##### Recorded data #####

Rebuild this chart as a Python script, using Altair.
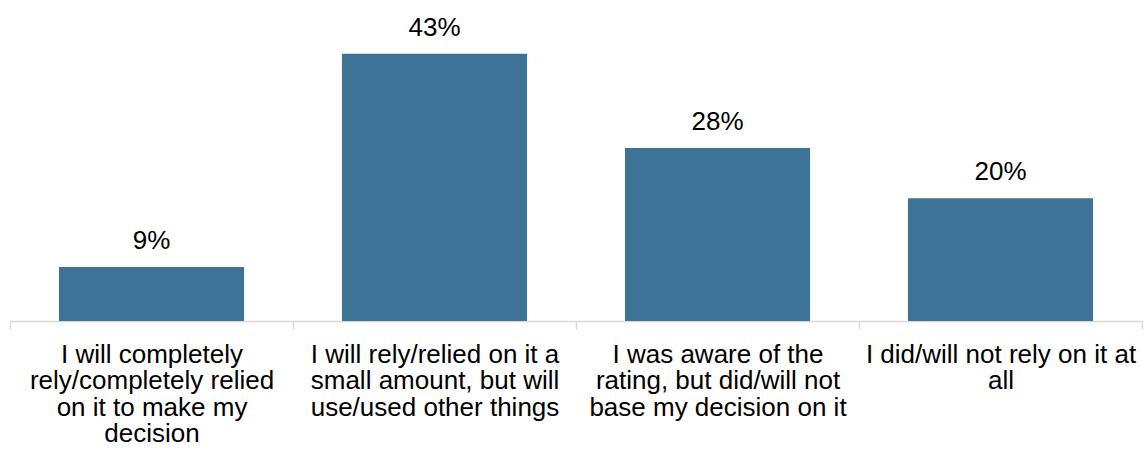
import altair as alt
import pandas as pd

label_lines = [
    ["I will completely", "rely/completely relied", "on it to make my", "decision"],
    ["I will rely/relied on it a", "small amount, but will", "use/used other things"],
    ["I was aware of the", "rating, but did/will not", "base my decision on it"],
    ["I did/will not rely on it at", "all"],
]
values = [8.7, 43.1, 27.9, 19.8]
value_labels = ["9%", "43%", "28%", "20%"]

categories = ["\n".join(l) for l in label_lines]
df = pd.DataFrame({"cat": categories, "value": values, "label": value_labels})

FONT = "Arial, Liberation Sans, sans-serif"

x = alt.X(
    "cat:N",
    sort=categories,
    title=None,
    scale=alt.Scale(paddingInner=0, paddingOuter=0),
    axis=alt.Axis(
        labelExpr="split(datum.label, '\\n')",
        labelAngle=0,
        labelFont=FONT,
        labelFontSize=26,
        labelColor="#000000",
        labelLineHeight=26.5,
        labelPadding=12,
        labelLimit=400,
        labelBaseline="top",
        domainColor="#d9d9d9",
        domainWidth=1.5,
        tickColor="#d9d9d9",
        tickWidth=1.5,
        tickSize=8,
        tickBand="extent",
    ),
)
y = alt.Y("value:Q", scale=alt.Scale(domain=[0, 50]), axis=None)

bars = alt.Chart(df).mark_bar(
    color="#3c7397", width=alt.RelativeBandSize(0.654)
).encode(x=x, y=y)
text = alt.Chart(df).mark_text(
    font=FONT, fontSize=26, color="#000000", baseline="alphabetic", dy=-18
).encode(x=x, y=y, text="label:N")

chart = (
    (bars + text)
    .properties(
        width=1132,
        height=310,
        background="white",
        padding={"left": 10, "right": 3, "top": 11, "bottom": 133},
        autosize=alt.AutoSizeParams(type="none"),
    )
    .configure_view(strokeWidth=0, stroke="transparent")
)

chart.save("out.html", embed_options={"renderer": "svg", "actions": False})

#####

Write out again, exactly, the lines from the start of the listing up to the line containing "import pandas as pd", with both ends and without pictures.

Response to this exercise —
Rebuild this chart as a Python script, using Altair.
import altair as alt
import pandas as pd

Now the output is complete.